De nada sirvieron los esfuerzos, las caminatas interminables, la sed, las angustias por evadir el fuego cruzado y a los fanáticos religiosos, los encuentros inesperados, el sol, la lluvia, los ahorros propios y los aportados por familiares y vecinos. Fueron inútiles las gestiones ante la embajada de Canadá y ante organizaciones internacionales, sedes diplomáticas de países europeos. Todos tenían asuntos más importantes que atender. Todos tenían trabas, requisitos, trámites ineludibles, tardanzas. Solo indiferencia, evasiones. O, en todo caso, países empeñados en levantar barreras para impedir que entren a sus territorios, antes que en ayudarlos de algún modo.
Nada pudo la leve esperanza de que en su caso sería distinto y que finalmente alcanzarían un poco de sosiego y una nueva oportunidad para la vida. Todo acabó en aquella playa de Turquía.
De nada han servido las denuncias de las prensa, las recriminaciones del Papa Francisco, los miles de muertos que en una cadencia interminable e inmisericorde han sido arrastrados hasta las playas, o destrozados sus cuerpos entre las piedras y arrecifes, o devorados por los animales o hundidos para siempre en los abismos del mar. De nada ha servido el clamor de tanto sufrimiento junto ante los ojos de todos. Los veraneantes de la Costa Brava española, los vacacionistas de la Riviera Francesa o de las playas italianas o griegas siguen disfrutando de las mismas aguas que han devorado a quienes huyen de la muerte. Una ligera contrición, acaso alguna lágrima solidaria y de nuevo la rutina de la indiferencia, alguna novedad, una nueva apuesta por la evasión, por la liviandad.
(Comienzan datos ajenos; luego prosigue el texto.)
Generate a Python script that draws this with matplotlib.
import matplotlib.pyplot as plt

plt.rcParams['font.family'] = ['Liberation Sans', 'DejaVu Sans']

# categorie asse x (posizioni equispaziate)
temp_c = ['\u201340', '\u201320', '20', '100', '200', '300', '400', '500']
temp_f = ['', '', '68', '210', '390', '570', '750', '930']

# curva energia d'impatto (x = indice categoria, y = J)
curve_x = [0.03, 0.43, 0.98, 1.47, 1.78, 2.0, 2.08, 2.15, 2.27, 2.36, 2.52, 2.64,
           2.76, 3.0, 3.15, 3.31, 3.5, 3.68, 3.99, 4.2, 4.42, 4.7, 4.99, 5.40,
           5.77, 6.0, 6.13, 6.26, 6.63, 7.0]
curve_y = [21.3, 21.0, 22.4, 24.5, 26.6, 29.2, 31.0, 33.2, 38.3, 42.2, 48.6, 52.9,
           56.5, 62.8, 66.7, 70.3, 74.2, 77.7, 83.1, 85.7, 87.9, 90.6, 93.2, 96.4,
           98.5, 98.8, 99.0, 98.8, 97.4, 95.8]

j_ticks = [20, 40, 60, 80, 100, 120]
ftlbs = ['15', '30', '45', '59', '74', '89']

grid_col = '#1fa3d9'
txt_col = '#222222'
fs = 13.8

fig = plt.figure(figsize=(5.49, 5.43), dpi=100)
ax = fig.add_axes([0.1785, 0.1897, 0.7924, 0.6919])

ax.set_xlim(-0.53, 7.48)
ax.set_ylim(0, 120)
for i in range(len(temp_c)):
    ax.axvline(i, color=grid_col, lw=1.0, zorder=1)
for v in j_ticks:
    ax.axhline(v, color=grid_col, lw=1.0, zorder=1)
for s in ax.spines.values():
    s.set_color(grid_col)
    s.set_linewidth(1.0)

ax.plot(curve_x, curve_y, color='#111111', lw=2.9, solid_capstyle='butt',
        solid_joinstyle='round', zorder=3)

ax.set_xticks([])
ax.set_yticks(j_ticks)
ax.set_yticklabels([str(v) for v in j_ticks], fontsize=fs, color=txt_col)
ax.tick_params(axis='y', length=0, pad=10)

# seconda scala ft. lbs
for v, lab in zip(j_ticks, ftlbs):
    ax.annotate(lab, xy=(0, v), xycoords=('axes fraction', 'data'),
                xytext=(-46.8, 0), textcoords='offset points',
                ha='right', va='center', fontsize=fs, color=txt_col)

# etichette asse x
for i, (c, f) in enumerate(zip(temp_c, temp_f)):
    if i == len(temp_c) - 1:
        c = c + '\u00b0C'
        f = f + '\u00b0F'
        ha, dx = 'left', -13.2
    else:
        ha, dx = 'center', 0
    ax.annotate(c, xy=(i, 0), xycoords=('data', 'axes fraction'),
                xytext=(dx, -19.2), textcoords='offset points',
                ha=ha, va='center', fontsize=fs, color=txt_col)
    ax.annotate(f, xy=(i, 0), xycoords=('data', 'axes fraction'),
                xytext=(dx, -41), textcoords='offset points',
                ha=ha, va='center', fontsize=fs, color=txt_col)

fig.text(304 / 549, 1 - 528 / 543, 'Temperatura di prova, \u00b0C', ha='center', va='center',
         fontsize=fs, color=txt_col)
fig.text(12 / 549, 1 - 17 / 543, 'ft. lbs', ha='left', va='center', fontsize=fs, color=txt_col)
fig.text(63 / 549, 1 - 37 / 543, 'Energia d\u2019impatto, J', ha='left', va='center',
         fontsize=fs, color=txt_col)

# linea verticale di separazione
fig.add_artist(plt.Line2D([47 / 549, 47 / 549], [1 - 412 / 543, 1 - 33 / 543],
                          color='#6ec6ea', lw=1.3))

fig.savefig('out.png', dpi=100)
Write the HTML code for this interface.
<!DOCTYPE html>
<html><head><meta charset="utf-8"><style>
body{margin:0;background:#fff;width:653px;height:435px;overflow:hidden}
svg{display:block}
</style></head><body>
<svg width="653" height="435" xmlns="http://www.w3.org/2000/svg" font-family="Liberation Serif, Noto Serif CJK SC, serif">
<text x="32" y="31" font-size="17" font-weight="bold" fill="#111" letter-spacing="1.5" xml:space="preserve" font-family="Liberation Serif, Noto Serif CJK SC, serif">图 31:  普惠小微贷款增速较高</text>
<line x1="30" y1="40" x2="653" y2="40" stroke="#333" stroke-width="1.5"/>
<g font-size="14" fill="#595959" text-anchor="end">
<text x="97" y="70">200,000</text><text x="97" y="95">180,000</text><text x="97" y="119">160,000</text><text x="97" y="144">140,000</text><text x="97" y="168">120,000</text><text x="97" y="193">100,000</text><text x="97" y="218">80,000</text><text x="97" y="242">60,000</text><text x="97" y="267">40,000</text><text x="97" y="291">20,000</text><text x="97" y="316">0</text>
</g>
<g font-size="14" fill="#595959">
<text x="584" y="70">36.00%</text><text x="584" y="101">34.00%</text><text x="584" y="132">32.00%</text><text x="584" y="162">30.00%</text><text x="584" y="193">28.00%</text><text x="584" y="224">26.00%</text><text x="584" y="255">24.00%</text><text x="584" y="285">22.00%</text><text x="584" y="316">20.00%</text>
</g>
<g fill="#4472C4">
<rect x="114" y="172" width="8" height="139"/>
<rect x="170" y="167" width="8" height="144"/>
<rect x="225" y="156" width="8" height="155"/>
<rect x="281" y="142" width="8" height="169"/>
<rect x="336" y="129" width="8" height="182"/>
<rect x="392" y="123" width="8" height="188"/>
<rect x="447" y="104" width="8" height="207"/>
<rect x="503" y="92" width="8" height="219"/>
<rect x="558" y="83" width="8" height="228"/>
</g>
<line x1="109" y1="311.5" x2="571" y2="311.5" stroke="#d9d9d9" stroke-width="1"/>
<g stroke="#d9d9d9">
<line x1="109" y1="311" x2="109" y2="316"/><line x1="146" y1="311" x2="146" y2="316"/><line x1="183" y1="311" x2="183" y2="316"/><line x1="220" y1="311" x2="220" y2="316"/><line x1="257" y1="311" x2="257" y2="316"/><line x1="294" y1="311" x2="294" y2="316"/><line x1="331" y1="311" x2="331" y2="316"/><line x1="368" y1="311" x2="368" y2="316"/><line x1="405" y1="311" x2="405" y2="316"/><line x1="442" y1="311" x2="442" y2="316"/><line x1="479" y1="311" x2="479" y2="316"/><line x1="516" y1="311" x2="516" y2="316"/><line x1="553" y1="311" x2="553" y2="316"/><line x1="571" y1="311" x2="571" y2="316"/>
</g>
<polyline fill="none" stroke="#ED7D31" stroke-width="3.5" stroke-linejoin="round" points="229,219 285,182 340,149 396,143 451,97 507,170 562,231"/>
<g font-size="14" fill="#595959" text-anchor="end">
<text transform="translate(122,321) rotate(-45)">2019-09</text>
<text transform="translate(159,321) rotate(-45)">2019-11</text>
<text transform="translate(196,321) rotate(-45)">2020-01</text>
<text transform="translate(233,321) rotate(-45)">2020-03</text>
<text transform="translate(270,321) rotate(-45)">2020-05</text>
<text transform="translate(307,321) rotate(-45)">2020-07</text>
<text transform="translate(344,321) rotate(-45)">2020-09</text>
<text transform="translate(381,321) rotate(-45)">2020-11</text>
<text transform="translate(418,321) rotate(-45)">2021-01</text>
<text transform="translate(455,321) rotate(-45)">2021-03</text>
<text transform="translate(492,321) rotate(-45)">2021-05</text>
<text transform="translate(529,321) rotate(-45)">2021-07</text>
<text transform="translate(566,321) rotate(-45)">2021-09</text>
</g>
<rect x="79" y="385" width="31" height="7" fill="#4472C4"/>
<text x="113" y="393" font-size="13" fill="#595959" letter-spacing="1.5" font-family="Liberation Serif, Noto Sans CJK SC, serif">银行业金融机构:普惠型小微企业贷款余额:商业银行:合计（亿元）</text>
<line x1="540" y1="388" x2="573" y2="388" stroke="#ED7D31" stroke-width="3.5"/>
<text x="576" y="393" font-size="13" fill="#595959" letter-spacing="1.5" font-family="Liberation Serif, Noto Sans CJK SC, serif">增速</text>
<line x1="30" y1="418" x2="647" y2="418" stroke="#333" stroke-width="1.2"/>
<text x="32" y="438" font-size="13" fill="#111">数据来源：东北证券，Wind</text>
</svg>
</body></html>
Esta tragedia no ha llovido del cielo. Las guerras en África han sido alimentadas por las apetencias imperialistas, por el afán de control político, por los vendedores de armas, por el reparto de los mercados y las zonas de influencia. Marina Albiol, diputada por Izquierda Unida en la Eurocámara, lo ha denunciado con claridad: "los países que provocaron los conflictos de los que huyen los refugiados, ahora se nieguen a ayudarles… La UE ha promovido guerras en Oriente Medio y provisto armas a los conflictos y sus políticas también han llevado a las poblaciones al hambre y la miseria".
Regímenes consolidados, algunos de ellos de origen democrático, electos por el pueblo, han sido hostigados, desestabilizados, con el afán de colocar títeres de los intereses imperialistas, medio para apropiarse de sus recursos. Los civiles llevados por delante son daños colaterales menores, el sufrimiento de los pueblos y el desquiciamiento de su seguridad y sosiego es asunto sin importancia que no quita el sueño a los centros de poder.
¿No hay límites para la codicia? ¿No hay miseria que calme la voracidad insaciable del imperialismo? Libia, Siria, Irak, Nigeria, Senegal. Por todos estos pueblos han capeado como dueños absolutos. Siempre hay un país al que se le puede exprimir más y obtener de sus famélicos recursos el néctar con que el llamado mundo desarrollado derrocha recursos, indiferente a la tragedia que se desarrolla ante sus propios ojos.
Después de contemplar esta fotografía ya no podemos ser los mismos. No es posible cerrar el periódico, arrumarlo para el basurero, prepararnos para descansar, cerrar los ojos y dormir tranquilos con la estúpida esperanza de que mañana será un día distinto. La imagen insistente retornará la camisa roja, los pantalones azules, los zapatos negros y el desamparo que exige a gritos justicia.